#### Data lines ####
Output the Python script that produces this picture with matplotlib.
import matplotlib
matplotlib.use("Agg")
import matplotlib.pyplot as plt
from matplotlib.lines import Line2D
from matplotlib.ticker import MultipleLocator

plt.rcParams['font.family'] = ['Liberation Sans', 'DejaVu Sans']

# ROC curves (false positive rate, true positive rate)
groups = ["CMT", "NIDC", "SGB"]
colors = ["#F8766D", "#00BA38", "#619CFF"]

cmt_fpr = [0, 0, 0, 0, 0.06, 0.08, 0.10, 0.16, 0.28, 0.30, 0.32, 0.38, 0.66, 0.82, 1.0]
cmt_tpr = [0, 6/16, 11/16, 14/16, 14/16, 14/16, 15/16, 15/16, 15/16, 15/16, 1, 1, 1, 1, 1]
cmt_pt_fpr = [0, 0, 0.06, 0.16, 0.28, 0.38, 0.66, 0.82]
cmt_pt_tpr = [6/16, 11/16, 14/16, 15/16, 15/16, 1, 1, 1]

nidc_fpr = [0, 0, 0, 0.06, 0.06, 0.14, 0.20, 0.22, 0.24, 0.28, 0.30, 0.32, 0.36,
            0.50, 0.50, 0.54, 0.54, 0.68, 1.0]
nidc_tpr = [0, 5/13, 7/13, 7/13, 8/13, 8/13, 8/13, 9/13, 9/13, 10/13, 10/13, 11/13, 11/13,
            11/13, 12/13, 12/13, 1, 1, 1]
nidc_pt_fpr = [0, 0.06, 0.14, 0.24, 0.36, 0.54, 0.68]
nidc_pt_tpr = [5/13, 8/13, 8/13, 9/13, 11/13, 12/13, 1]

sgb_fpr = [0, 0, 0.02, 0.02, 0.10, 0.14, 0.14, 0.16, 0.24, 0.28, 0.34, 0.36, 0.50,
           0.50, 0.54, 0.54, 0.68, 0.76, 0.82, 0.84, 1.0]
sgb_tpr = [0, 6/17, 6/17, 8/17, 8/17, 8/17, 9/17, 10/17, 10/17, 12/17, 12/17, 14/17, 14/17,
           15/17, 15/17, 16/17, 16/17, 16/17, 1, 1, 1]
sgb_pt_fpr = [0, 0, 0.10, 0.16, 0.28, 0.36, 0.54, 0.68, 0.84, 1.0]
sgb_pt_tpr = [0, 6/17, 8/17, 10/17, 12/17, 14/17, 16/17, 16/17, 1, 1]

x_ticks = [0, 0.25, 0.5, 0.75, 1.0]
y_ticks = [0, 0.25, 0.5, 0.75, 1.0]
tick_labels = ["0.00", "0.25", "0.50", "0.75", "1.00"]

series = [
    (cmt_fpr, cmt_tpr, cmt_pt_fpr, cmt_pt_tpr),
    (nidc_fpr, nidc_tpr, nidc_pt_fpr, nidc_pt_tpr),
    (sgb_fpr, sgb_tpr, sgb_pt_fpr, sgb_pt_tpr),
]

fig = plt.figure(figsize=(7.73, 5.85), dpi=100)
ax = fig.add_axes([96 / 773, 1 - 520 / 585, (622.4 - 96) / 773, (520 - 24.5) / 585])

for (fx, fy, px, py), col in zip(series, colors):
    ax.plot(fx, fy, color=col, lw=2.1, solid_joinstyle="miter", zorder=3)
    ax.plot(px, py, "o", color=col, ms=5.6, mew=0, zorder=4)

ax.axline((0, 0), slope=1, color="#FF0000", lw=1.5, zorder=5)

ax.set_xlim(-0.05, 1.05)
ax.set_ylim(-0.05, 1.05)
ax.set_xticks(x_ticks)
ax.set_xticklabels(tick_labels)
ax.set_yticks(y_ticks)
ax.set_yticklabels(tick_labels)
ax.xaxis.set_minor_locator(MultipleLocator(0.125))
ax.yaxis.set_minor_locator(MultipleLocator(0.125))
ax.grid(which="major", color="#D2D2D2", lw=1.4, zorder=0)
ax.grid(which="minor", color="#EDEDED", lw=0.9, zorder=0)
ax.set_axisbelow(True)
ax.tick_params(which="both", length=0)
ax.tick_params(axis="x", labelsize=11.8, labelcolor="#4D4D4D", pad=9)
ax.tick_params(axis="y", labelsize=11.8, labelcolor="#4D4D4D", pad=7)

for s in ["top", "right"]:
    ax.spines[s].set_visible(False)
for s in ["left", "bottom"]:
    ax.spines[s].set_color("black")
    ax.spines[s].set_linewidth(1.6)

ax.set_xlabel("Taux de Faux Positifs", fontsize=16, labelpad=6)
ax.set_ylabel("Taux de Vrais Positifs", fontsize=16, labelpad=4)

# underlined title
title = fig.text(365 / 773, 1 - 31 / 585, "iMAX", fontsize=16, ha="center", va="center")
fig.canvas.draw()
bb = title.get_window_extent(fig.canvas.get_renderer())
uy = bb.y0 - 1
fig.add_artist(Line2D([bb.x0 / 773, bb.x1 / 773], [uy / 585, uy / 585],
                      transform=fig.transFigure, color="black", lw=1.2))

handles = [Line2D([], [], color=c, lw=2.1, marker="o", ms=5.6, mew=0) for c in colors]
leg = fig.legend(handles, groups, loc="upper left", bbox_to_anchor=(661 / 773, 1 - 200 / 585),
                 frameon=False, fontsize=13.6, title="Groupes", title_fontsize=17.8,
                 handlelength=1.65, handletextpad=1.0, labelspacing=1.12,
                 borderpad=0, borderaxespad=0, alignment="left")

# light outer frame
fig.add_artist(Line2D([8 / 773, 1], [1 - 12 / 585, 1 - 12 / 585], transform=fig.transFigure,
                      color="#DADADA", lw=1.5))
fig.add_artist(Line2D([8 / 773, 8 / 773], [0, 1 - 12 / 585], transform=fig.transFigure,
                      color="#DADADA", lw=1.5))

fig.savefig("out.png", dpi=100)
####
Directions:
What are the exact lines from the beginning of the material through the line containing "cmt_pt_tpr = [6/16, 11/16, 14/16, 15/16, 15/16, 1, 1, 1]"? Write out those lines alone.

Answer to the exercise:
Output the Python script that produces this picture with matplotlib.
import matplotlib
matplotlib.use("Agg")
import matplotlib.pyplot as plt
from matplotlib.lines import Line2D
from matplotlib.ticker import MultipleLocator

plt.rcParams['font.family'] = ['Liberation Sans', 'DejaVu Sans']

# ROC curves (false positive rate, true positive rate)
groups = ["CMT", "NIDC", "SGB"]
colors = ["#F8766D", "#00BA38", "#619CFF"]

cmt_fpr = [0, 0, 0, 0, 0.06, 0.08, 0.10, 0.16, 0.28, 0.30, 0.32, 0.38, 0.66, 0.82, 1.0]
cmt_tpr = [0, 6/16, 11/16, 14/16, 14/16, 14/16, 15/16, 15/16, 15/16, 15/16, 1, 1, 1, 1, 1]
cmt_pt_fpr = [0, 0, 0.06, 0.16, 0.28, 0.38, 0.66, 0.82]
cmt_pt_tpr = [6/16, 11/16, 14/16, 15/16, 15/16, 1, 1, 1]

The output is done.